La revelación de un plan oculto (incluso para sus ojos) da pie a que De Roller, entre incrédulo e indignado, trate torpemente de sabotearlo, de torcer los designios de los poderes que rigen muy por encima de él. Serra implosiona la narración en este momento, llevando al espectador a una situación de desconcierto equivalente a la del personaje mediante una puesta en escena y un montaje que escapan del naturalismo. Así, mientras gran parte de la historia transcurre en su primera mitad durante el día, la noche se adueña de la narración, las elipsis se exageran y las secuencias (fotografía y banda sonora mediante) adquieren una sensación surreal. Desde que la plácida naturaleza de la Polinesia se torna amenazante con la aparición de las olas gigantescas o la torre de un submarino asoma en la distancia, Serra pone en evidencia que la planificación de los acontecimientos no tiene sentido. De Roller, en su resistencia vana, en su empeñaferrarse al status quo, tarda en comprenderlo. Pero el director de Banyoles lo explicita para el espectador en una serie de sugerentes escenas dónde los diálogos son prácticamente inexistentes y dónde las figuras parecen formar parte de un decorado, sea cuando los personajes se acechan unos a otros entre barcos varados y chalés en ruinas, sea en una velada erótica en la que la luz y la música electrónica remarcan una sensación ambigua de sensualidad y peligro.

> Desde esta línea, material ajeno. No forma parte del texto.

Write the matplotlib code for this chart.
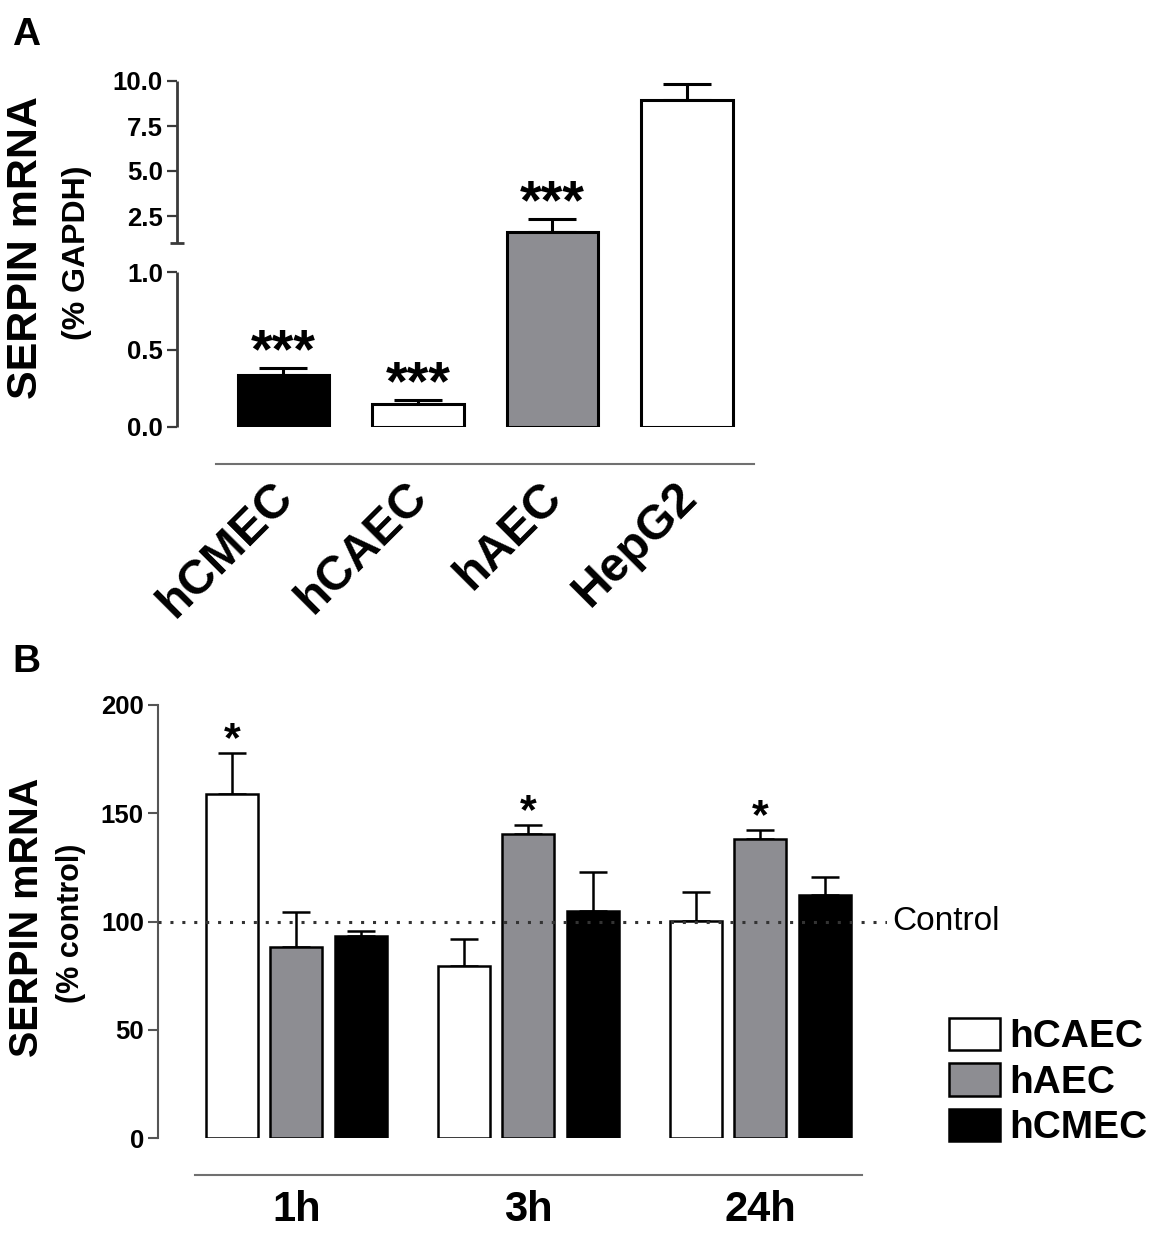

Al inicio de la cinta, De Roller se mueve en el club entre militares y tipos influyentes, situándose a cierta distancia de ellos. El almirante (Marc Susini) saluda a unos y otros sin perder de vista los cuerpos esculturales de camareras y camareros. No tardaremos en verle completamente borracho. Hacia el final del metraje, De Roller se evidencia como un pelele. Si Harry Caul, el personaje de Coppola, enloquecía tratando de asegurarse no ser espiado, el funcionario francés trata en vano de encontrar un submarino con una linterna en una barquita en la negra noche oceánica. Poco después maldecirá a todos sus antagonistas (sin excluir a su propio gobierno) en una perorata (por su subrayado, la escena más innecesaria) para continuar lanzando un grito bajo la lluvia en otra soberbia escena catártica. Elipsis mediante, encontramos de nuevo al almirante y a De Roller en la discoteca, moviéndose al son de una mescolanza de músicas, bañados y deformados por la luz, tal y como él preconizara acerca de los políticos, en una especie de infierno lynchiano. Un infierno en el que el infeliz De Roller, siempre uniformada con su traje blanco y sus gruesas gafas, quedará atrapado mientras el militar se escapa, glorioso, hacia una terrible misión. Pacifiction deviene así la película más compleja de Serra, en su mezcla de noir, cine político y cine de autor. También la más asequible en cuanto la narración se despereza de los trazos circulares, concéntricos, ensimismados, marcados por Historia de mi muerte (Història de la meva mort, 2013) o sus montajes para salas de exposición. Con la lucidez del perdedor, con la brillantez de su fotografía oscura y con su revulsiva conclusión, Pacifiction puede ser su obra más conseguida hasta el momento.